Ici, elle part à la rencontre de celles et ceux qui récupèrent ce que la société de consommation laisse sur ses marges, aliments, objets divers pour les recycler chacun à sa manière. Ce faisant, elle ébauche presque un art de vivre dans lequel elle retrouve ce qui constitue sa propre démarche de cinéaste.


 

C’est d’abord un regard en mouvement.
En voiture, elle parcourt la France, disponible pour toutes les rencontres, découvrant des glaneurs ordinaires, des artistes de la récupération, des marginaux ou des laissés pour compte qui rejoignent parfois ses personnages de fiction (ceux de Sans toit ni loi par exemple). Cette liberté de mouvement retentit bien évidemment sur le film qui s’organise en se faisant, ouvert à chaque instant aux hasards de la vie.


 

Du coup, la pensée d’Agnès Varda vagabonde au gré de ses découvertes. Sa voix, ses mots jouent avec les images dans un contrepoint poétique. Le banal (des camions sur l’autoroute, des pommes de terre, une pendule sans aiguilles) bascule dans l’art, le pauvre s’enrichit dans un recyclage éthique et esthétique libéré des contraintes purement économiques. Cette pensée en mouvement conduit donc le spectateur à regarder lui aussi le monde différemment, à se mettre en état de "glanage". Belle métaphore de ce qu’est au fond le cinéma, celui d’Agnès Varda en tout cas.


 

Bien sûr, il s’agit d’un cinéma à la première personne.
En même temps qu’elle observe le monde qu’elle parcourt, Agnès Varda s’observe elle-même dans le rapport à son propre corps, au temps qui passe et, en définitive, à la mort. Ainsi, elle pose son regard sur ses mains comme elle le faisait sur celles de Jacques Demy dans Jacquot de Nantes. Il y a là un écho émouvant mais aussi une mise à distance assumée de ce qu’elle reconnaît comme inéluctable.
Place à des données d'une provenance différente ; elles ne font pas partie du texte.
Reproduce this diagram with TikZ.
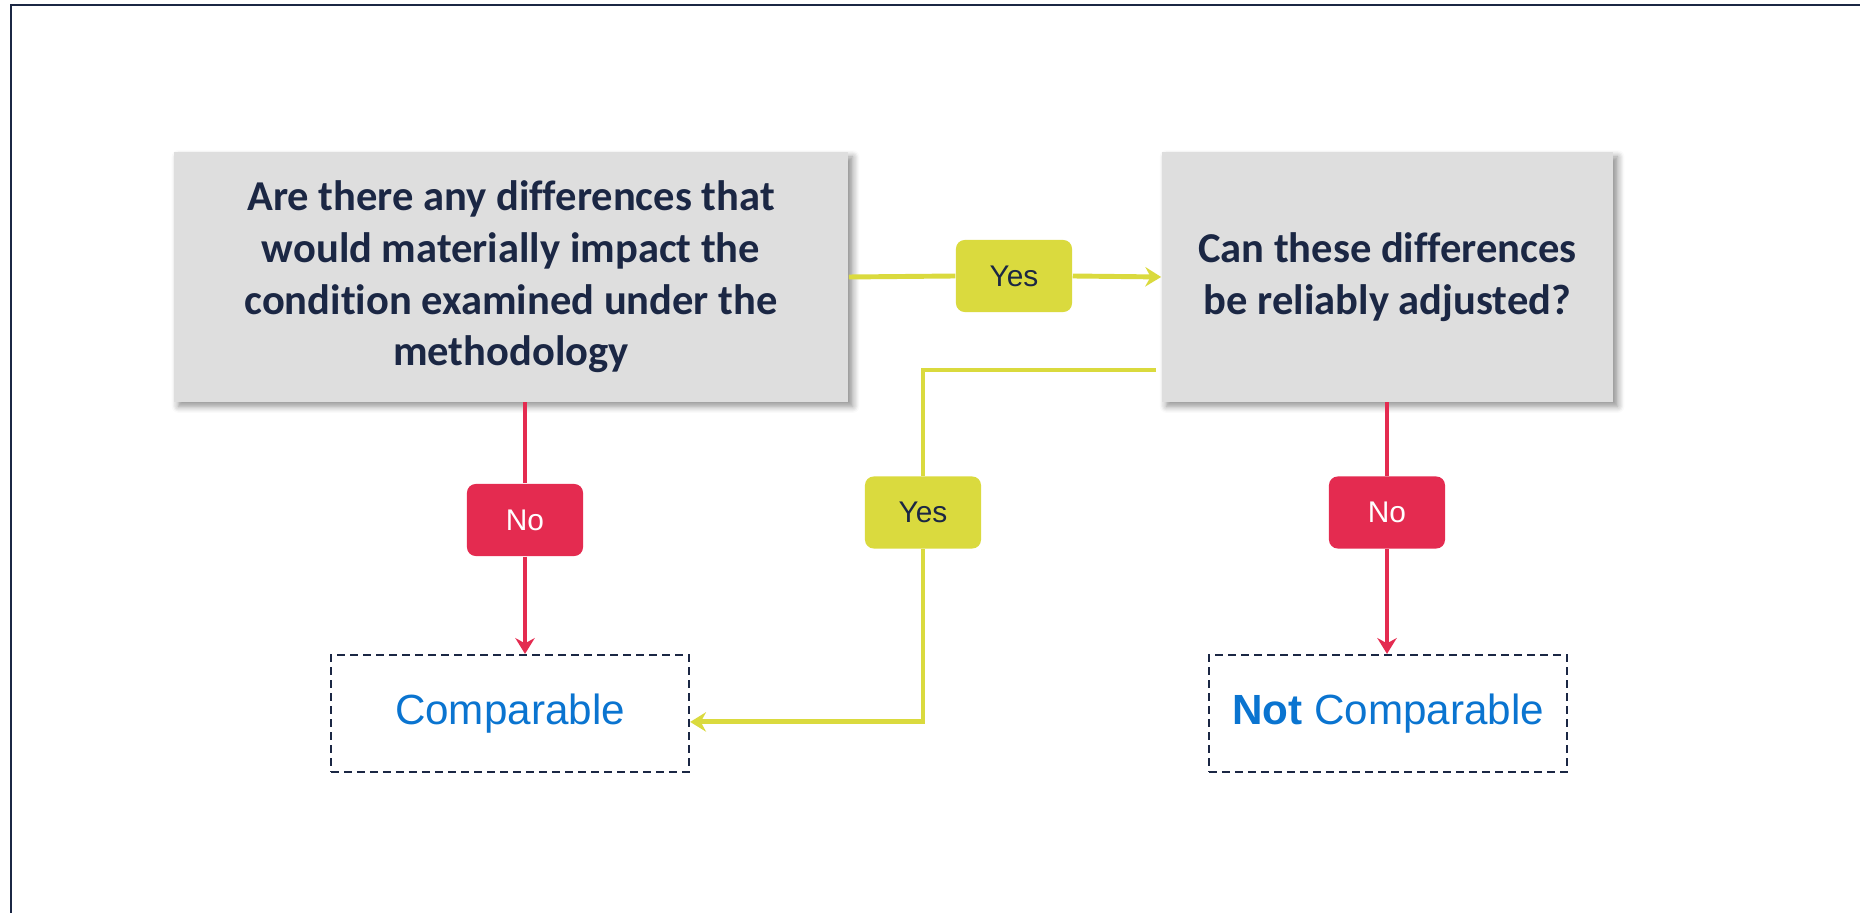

Avec Les Glaneurs et la glaneuse, Agnès Varda utilise un caméscope digital qui lui donne une plus grande mobilité, une plus grande liberté.
Elle découvre ce nouvel instrument avec gourmandise allant jusqu’à filmer le manuel d’utilisation. Si elle se laisse aller à garder dans son montage l’accident de la "valse du bouchon de l’objectif", elle essaye aussi des possibilités spécifiques à ce genre de caméscope, et c’est alors beaucoup plus intéressant.
Surtout, son regard reste celui d’une véritable cinéaste.

Bernard Nave
Jeune Cinéma n° 264, octobre 2000

Les Glaneurs et la glaneuse. Réal. et commentaire : Agnès Varda ; collectif image : Stéphane Krausz, Didier Rouget, Didier Doussin, Pascal Sautelet, Agnès Varda ; mu : Joanna Bruzdowicz (France, 1999, 82 mn). Documentaire.